= WORK INSTRUCTIONS =
Leave out the pictures and repeat the data exactly.

= DATA LINES =
* start *
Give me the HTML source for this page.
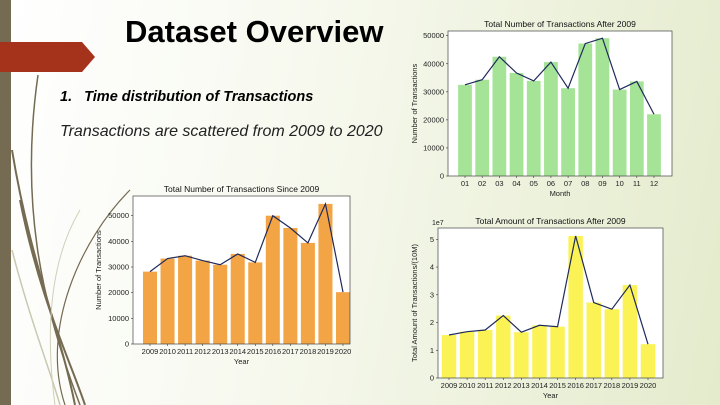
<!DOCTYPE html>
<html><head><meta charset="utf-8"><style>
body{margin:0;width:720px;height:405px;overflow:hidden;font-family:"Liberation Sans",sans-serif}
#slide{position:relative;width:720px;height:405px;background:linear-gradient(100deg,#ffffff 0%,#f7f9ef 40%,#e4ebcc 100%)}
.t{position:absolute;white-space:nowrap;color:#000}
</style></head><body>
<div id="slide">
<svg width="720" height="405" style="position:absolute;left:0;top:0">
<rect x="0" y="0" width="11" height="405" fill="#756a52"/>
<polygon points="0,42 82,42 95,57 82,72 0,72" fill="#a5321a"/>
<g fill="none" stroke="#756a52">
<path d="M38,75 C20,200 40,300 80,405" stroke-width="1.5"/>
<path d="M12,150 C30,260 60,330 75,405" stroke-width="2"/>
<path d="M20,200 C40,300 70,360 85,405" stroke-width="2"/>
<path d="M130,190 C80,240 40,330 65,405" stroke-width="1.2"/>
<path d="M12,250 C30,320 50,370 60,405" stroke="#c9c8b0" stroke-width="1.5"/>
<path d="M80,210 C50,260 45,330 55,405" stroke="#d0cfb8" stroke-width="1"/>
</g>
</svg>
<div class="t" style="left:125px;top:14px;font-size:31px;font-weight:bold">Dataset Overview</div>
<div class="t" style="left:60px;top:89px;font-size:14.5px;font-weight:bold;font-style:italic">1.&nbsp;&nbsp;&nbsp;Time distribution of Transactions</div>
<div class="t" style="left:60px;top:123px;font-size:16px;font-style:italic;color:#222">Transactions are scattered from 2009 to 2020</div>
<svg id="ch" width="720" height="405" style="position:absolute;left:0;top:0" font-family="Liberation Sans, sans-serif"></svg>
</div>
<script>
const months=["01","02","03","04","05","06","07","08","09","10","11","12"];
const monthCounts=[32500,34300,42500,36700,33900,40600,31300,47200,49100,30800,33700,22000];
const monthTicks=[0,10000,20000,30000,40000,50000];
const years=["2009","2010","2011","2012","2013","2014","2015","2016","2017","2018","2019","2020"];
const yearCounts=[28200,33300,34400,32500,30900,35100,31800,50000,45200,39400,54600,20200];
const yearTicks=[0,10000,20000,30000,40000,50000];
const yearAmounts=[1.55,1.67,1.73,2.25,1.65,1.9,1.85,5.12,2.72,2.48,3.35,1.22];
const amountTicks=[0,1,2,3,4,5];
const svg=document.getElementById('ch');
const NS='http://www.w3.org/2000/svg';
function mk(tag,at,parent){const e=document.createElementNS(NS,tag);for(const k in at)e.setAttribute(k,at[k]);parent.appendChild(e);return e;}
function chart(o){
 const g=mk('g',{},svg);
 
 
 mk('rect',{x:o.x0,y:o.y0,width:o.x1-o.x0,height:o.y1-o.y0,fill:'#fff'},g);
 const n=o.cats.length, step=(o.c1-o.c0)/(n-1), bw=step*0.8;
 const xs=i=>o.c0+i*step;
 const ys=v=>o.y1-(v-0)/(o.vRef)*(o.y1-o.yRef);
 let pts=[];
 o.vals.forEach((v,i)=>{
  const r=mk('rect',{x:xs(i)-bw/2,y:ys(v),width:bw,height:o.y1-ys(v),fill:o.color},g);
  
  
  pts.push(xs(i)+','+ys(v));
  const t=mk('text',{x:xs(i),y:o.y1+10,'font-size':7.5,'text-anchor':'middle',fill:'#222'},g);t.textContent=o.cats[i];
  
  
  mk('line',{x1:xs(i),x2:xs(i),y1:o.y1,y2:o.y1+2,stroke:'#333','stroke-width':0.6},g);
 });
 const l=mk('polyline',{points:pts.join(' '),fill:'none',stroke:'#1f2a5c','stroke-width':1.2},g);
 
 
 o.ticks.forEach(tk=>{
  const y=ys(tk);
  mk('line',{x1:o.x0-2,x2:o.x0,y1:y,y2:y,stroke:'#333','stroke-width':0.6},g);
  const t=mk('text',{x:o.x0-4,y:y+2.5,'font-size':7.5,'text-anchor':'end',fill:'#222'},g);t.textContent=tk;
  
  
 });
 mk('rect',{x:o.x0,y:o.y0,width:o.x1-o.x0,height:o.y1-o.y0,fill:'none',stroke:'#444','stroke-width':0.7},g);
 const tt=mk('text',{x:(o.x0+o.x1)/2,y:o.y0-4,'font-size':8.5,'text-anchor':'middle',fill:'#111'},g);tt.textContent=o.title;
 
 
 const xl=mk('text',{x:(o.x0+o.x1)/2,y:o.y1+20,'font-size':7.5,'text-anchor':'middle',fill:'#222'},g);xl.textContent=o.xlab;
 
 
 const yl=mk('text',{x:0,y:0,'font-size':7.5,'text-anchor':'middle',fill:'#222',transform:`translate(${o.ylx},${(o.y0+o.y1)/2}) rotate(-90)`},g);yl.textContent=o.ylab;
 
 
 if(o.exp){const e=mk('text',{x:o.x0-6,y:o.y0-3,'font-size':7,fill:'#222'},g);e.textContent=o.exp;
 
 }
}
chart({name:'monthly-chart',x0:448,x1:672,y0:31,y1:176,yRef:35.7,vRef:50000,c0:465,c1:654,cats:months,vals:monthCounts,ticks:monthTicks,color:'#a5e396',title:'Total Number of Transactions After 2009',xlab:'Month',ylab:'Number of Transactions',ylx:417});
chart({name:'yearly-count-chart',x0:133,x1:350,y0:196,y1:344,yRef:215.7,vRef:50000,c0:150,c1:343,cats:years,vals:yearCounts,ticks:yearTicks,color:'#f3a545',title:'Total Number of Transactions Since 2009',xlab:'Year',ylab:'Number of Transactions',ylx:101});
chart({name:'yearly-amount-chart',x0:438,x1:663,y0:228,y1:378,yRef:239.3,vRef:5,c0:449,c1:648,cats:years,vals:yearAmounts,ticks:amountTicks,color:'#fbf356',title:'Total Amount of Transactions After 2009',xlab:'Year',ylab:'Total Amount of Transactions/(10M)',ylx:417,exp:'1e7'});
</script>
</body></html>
* end *
= REPLY TO THE EXERCISE =
Give me the HTML source for this page.
<!DOCTYPE html>
<html><head><meta charset="utf-8"><style>
body{margin:0;width:720px;height:405px;overflow:hidden;font-family:"Liberation Sans",sans-serif}
#slide{position:relative;width:720px;height:405px;background:linear-gradient(100deg,#ffffff 0%,#f7f9ef 40%,#e4ebcc 100%)}
.t{position:absolute;white-space:nowrap;color:#000}
</style></head><body>
<div id="slide">
<svg width="720" height="405" style="position:absolute;left:0;top:0">
<rect x="0" y="0" width="11" height="405" fill="#756a52"/>
<polygon points="0,42 82,42 95,57 82,72 0,72" fill="#a5321a"/>
<g fill="none" stroke="#756a52">
<path d="M38,75 C20,200 40,300 80,405" stroke-width="1.5"/>
<path d="M12,150 C30,260 60,330 75,405" stroke-width="2"/>
<path d="M20,200 C40,300 70,360 85,405" stroke-width="2"/>
<path d="M130,190 C80,240 40,330 65,405" stroke-width="1.2"/>
<path d="M12,250 C30,320 50,370 60,405" stroke="#c9c8b0" stroke-width="1.5"/>
<path d="M80,210 C50,260 45,330 55,405" stroke="#d0cfb8" stroke-width="1"/>
</g>
</svg>
<div class="t" style="left:125px;top:14px;font-size:31px;font-weight:bold">Dataset Overview</div>
<div class="t" style="left:60px;top:89px;font-size:14.5px;font-weight:bold;font-style:italic">1.&nbsp;&nbsp;&nbsp;Time distribution of Transactions</div>
<div class="t" style="left:60px;top:123px;font-size:16px;font-style:italic;color:#222">Transactions are scattered from 2009 to 2020</div>
<svg id="ch" width="720" height="405" style="position:absolute;left:0;top:0" font-family="Liberation Sans, sans-serif"></svg>
</div>
<script>
const months=["01","02","03","04","05","06","07","08","09","10","11","12"];
const monthCounts=[32500,34300,42500,36700,33900,40600,31300,47200,49100,30800,33700,22000];
const monthTicks=[0,10000,20000,30000,40000,50000];
const years=["2009","2010","2011","2012","2013","2014","2015","2016","2017","2018","2019","2020"];
const yearCounts=[28200,33300,34400,32500,30900,35100,31800,50000,45200,39400,54600,20200];
const yearTicks=[0,10000,20000,30000,40000,50000];
const yearAmounts=[1.55,1.67,1.73,2.25,1.65,1.9,1.85,5.12,2.72,2.48,3.35,1.22];
const amountTicks=[0,1,2,3,4,5];
const svg=document.getElementById('ch');
const NS='http://www.w3.org/2000/svg';
function mk(tag,at,parent){const e=document.createElementNS(NS,tag);for(const k in at)e.setAttribute(k,at[k]);parent.appendChild(e);return e;}
function chart(o){
 const g=mk('g',{},svg);
 
 
 mk('rect',{x:o.x0,y:o.y0,width:o.x1-o.x0,height:o.y1-o.y0,fill:'#fff'},g);
 const n=o.cats.length, step=(o.c1-o.c0)/(n-1), bw=step*0.8;
 const xs=i=>o.c0+i*step;
 const ys=v=>o.y1-(v-0)/(o.vRef)*(o.y1-o.yRef);
 let pts=[];
 o.vals.forEach((v,i)=>{
  const r=mk('rect',{x:xs(i)-bw/2,y:ys(v),width:bw,height:o.y1-ys(v),fill:o.color},g);
  
  
  pts.push(xs(i)+','+ys(v));
  const t=mk('text',{x:xs(i),y:o.y1+10,'font-size':7.5,'text-anchor':'middle',fill:'#222'},g);t.textContent=o.cats[i];
  
  
  mk('line',{x1:xs(i),x2:xs(i),y1:o.y1,y2:o.y1+2,stroke:'#333','stroke-width':0.6},g);
 });
 const l=mk('polyline',{points:pts.join(' '),fill:'none',stroke:'#1f2a5c','stroke-width':1.2},g);
 
 
 o.ticks.forEach(tk=>{
  const y=ys(tk);
  mk('line',{x1:o.x0-2,x2:o.x0,y1:y,y2:y,stroke:'#333','stroke-width':0.6},g);
  const t=mk('text',{x:o.x0-4,y:y+2.5,'font-size':7.5,'text-anchor':'end',fill:'#222'},g);t.textContent=tk;
  
  
 });
 mk('rect',{x:o.x0,y:o.y0,width:o.x1-o.x0,height:o.y1-o.y0,fill:'none',stroke:'#444','stroke-width':0.7},g);
 const tt=mk('text',{x:(o.x0+o.x1)/2,y:o.y0-4,'font-size':8.5,'text-anchor':'middle',fill:'#111'},g);tt.textContent=o.title;
 
 
 const xl=mk('text',{x:(o.x0+o.x1)/2,y:o.y1+20,'font-size':7.5,'text-anchor':'middle',fill:'#222'},g);xl.textContent=o.xlab;
 
 
 const yl=mk('text',{x:0,y:0,'font-size':7.5,'text-anchor':'middle',fill:'#222',transform:`translate(${o.ylx},${(o.y0+o.y1)/2}) rotate(-90)`},g);yl.textContent=o.ylab;
 
 
 if(o.exp){const e=mk('text',{x:o.x0-6,y:o.y0-3,'font-size':7,fill:'#222'},g);e.textContent=o.exp;
 
 }
}
chart({name:'monthly-chart',x0:448,x1:672,y0:31,y1:176,yRef:35.7,vRef:50000,c0:465,c1:654,cats:months,vals:monthCounts,ticks:monthTicks,color:'#a5e396',title:'Total Number of Transactions After 2009',xlab:'Month',ylab:'Number of Transactions',ylx:417});
chart({name:'yearly-count-chart',x0:133,x1:350,y0:196,y1:344,yRef:215.7,vRef:50000,c0:150,c1:343,cats:years,vals:yearCounts,ticks:yearTicks,color:'#f3a545',title:'Total Number of Transactions Since 2009',xlab:'Year',ylab:'Number of Transactions',ylx:101});
chart({name:'yearly-amount-chart',x0:438,x1:663,y0:228,y1:378,yRef:239.3,vRef:5,c0:449,c1:648,cats:years,vals:yearAmounts,ticks:amountTicks,color:'#fbf356',title:'Total Amount of Transactions After 2009',xlab:'Year',ylab:'Total Amount of Transactions/(10M)',ylx:417,exp:'1e7'});
</script>
</body></html>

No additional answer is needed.